Beauty has always been about power. So often what we call "beautiful" is just able-bodiedness, whiteness, thinness, and gender conformity. I think this is a terribly reductive approach to beauty. Everyone is beautiful and we have to create a world that recognizes that by challenging systems which rank certain bodies are more worthy than others.
Tell me how the beauty industry steals the creativity and genius of women of color, gender nonconforming people, or disabled people, but only for cisgender white, thin able-bodied consumers.
So often we are the mood boards and never the models. We are deemed "inspirational," and the ways that we inhabit and navigate the world is decontextualized from our everyday struggles.

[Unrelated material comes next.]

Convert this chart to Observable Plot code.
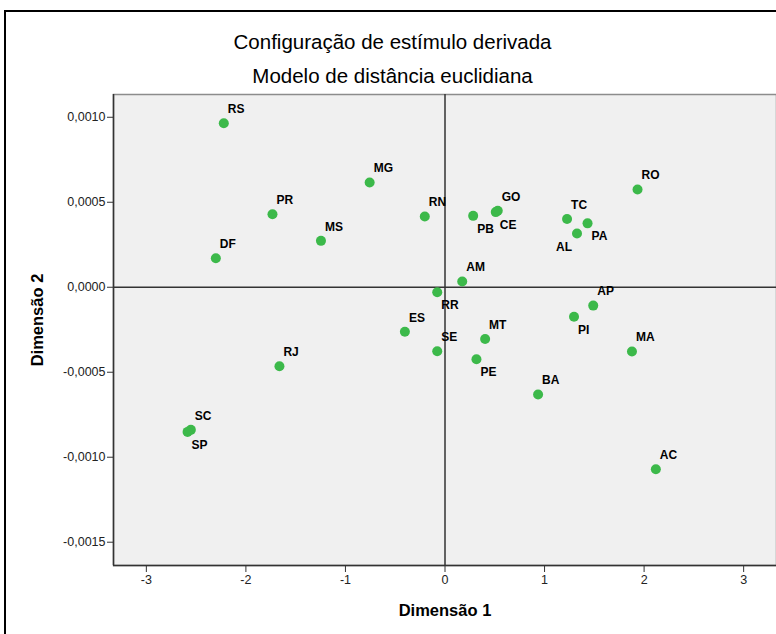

It's about palatability. People feel like we are "too much" or "never enough," which is where discrimination lives, especially in the fashion [and] beauty world.
People like you, who so clearly aren't conforming to expectations about appearances are often targeted for violence, and sometimes blamed for that violence. Why is it that some people don't just think all people deserve to not be victimized by violence regardless of how they look or what they wear or what color their skin is? Do they really not think all humans deserve safety regardless of whether they conform or not?

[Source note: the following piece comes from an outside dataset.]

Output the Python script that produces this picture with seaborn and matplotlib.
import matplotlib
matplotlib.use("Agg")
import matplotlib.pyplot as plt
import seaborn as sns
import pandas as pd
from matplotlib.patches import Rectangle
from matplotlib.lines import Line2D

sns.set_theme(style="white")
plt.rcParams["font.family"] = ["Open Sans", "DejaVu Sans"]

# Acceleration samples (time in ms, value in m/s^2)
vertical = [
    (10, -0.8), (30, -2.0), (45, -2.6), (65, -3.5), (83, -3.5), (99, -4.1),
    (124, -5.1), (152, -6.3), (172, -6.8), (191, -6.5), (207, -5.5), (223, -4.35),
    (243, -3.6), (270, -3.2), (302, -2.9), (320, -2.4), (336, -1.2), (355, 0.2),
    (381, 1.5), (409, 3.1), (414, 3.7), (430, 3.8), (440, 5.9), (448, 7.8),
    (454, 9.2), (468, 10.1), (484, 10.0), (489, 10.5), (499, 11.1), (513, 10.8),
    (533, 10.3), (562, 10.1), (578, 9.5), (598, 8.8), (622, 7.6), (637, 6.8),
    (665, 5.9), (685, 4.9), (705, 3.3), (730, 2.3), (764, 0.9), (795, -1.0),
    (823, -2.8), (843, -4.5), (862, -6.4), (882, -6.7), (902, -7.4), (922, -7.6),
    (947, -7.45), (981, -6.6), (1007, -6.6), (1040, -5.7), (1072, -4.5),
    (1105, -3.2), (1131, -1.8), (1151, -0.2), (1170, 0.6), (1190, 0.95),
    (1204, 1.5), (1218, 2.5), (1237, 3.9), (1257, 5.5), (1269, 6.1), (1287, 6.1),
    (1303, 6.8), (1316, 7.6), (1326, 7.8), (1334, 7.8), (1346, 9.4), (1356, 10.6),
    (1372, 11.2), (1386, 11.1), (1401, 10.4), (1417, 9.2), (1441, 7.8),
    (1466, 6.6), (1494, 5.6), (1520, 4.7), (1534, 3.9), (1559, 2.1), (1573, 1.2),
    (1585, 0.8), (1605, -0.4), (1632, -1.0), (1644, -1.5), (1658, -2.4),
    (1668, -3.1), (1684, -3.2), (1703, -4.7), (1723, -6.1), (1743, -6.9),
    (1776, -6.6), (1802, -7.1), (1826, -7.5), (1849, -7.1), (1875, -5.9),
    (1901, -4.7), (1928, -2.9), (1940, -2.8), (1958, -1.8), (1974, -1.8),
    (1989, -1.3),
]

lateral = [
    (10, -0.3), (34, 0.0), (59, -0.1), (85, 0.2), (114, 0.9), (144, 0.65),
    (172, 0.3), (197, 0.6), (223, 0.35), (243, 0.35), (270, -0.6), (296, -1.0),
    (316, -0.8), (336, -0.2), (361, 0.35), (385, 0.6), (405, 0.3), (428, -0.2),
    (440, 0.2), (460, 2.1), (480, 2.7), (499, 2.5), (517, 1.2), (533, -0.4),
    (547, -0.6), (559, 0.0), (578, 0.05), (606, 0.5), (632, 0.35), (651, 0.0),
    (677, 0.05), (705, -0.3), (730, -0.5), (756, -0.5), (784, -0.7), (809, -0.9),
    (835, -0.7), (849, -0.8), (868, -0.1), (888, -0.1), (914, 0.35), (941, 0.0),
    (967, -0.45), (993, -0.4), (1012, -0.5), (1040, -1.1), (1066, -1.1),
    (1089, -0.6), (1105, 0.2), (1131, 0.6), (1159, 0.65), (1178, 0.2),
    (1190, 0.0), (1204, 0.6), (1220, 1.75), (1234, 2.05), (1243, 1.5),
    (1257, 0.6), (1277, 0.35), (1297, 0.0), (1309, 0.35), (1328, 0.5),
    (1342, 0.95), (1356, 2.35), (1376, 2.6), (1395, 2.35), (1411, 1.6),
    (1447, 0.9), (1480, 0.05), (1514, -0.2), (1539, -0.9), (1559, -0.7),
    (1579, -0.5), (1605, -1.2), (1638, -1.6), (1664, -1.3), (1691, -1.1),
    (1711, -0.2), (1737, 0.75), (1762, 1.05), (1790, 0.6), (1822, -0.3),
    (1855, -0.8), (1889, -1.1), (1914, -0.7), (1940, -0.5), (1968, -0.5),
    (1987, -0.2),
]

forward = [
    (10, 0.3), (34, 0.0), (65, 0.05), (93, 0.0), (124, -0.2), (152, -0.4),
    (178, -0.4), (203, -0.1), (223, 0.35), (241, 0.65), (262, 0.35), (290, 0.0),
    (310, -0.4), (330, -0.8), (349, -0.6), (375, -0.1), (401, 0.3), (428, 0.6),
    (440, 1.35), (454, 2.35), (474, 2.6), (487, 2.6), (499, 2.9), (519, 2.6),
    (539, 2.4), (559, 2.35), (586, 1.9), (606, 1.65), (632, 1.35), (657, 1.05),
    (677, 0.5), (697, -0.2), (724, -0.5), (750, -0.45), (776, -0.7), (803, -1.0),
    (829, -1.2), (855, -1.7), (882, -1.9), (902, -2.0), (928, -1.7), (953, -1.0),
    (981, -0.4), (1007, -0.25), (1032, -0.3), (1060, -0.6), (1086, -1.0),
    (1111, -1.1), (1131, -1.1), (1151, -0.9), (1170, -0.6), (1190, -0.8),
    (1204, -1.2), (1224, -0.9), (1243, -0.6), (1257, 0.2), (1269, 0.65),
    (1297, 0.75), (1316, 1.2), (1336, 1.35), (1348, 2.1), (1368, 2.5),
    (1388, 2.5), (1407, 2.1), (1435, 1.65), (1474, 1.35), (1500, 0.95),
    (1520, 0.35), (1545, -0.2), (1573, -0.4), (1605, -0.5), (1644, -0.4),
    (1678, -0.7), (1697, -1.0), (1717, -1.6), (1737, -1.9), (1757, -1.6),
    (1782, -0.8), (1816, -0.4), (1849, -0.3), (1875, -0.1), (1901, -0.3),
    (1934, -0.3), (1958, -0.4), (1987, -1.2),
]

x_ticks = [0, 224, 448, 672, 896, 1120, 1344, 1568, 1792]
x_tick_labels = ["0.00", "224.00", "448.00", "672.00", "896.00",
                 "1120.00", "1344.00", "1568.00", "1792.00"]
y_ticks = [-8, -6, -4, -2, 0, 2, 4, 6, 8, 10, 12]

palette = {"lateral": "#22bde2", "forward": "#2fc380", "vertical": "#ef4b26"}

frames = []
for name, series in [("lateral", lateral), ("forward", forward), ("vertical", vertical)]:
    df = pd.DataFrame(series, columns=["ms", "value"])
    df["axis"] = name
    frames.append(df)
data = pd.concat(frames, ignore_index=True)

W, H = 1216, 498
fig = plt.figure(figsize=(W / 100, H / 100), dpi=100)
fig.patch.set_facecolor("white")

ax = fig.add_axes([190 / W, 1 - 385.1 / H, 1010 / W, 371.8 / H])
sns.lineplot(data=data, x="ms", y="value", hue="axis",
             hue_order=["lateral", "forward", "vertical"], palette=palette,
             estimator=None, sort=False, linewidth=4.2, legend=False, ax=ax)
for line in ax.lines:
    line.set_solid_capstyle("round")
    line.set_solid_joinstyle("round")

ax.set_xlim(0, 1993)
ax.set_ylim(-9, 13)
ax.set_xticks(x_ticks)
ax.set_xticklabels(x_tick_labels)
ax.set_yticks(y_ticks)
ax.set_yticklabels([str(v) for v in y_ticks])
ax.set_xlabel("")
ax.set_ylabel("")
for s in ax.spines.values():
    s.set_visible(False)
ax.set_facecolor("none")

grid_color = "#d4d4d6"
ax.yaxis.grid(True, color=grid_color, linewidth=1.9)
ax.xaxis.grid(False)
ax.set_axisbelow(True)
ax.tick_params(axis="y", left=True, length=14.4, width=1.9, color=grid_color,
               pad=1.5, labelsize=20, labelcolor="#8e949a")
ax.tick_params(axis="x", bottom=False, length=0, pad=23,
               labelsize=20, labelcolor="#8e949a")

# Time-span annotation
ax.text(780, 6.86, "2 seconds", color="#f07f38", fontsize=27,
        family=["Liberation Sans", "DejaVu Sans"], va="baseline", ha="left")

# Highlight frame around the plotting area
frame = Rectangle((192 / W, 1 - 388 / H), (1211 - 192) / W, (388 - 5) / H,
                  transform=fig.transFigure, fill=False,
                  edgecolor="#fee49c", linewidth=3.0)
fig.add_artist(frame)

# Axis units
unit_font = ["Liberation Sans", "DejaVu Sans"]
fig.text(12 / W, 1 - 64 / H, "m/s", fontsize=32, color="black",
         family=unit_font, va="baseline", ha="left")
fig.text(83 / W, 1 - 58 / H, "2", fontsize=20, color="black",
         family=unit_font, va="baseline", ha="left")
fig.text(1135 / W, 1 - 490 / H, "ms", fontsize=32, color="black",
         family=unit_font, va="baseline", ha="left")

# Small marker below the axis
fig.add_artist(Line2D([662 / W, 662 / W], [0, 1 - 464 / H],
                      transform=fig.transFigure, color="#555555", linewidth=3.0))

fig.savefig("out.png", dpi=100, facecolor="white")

This is how a culture of violence works. We are recruited into it. We are told that if we look and/or act a certain way then we will be safe. We are punished into submission and policed away from thinking otherwise. There may be power and stability that comes from that silence, but also great suffering. It takes so much work to unlearn this and practice another way to relate to ourselves and one another. I think art can be particularly helpful with that.
I know you've said before that people sometimes assume your family isn't accepting of you or "you'd be killed if you didn't live in the United States." That hasn't been your experience though, right? Can we talk about why there's this assumption that Indians are more conservative when it comes to gender and sexuality -- when history begs to differ?
Right. It's historical revisionism and cultural racism. We are taught that immigrants and racialized people are somehow more "conservative," and thereby more patriarchal, homophobic, and transphobic. So much of the way that US imperialism works is by dismissing everyone and everywhere else as regressive or backwards. The truth is that there is homophobia and transphobia everywhere and in each place it takes a unique form. Also, what often gets lost in this declaration is how gender fluidity and queerness were and continue to be celebrated by many indigenous peoples across the world and how colonization institutionalized the gender binary in the first place.
Like 30,000 other people, I loved this Instagram post and am awed by your ability to not only remain fierce in the face of such hatred but to find ways to become empowered by that. I'm sure everyone asks this, and you'd be rich if you could answer: how can I bring more of that attitude into my own life?
Hehe I guess it's the magic that comes from being connected to the creative process. I believe that everyone is an artist it's just that some people are given resources and permission to express their artistry. What art -- and my performance practice in particular -- allows me to do is to process my pain, remove it from my body, confront it, and transform it. My art practice has allowed me to see how the only constant is impermanence: everything is in flux. This helps me believe in the infinite transformation of myself and other people.
Can you tell me a little about Femme in Public versus Strangers Are Potential Friends?
Femme in Public is the solo show I've been touring from the past few years based off of my poetry chapbook Femme in Public. Strangers are Potential Friends is a series of site-specific performance pieces I did for Valentine's Day at the Invisible Dog Art Center in Brooklyn. With those pieces I was trying to creatively challenge loneliness and celebrate alternative forms of intimacy that get neglected with our society's focus on romantic love.
What is the book project you're working on?
I just finished a book on why we should move beyond the gender binary. It comes out next year!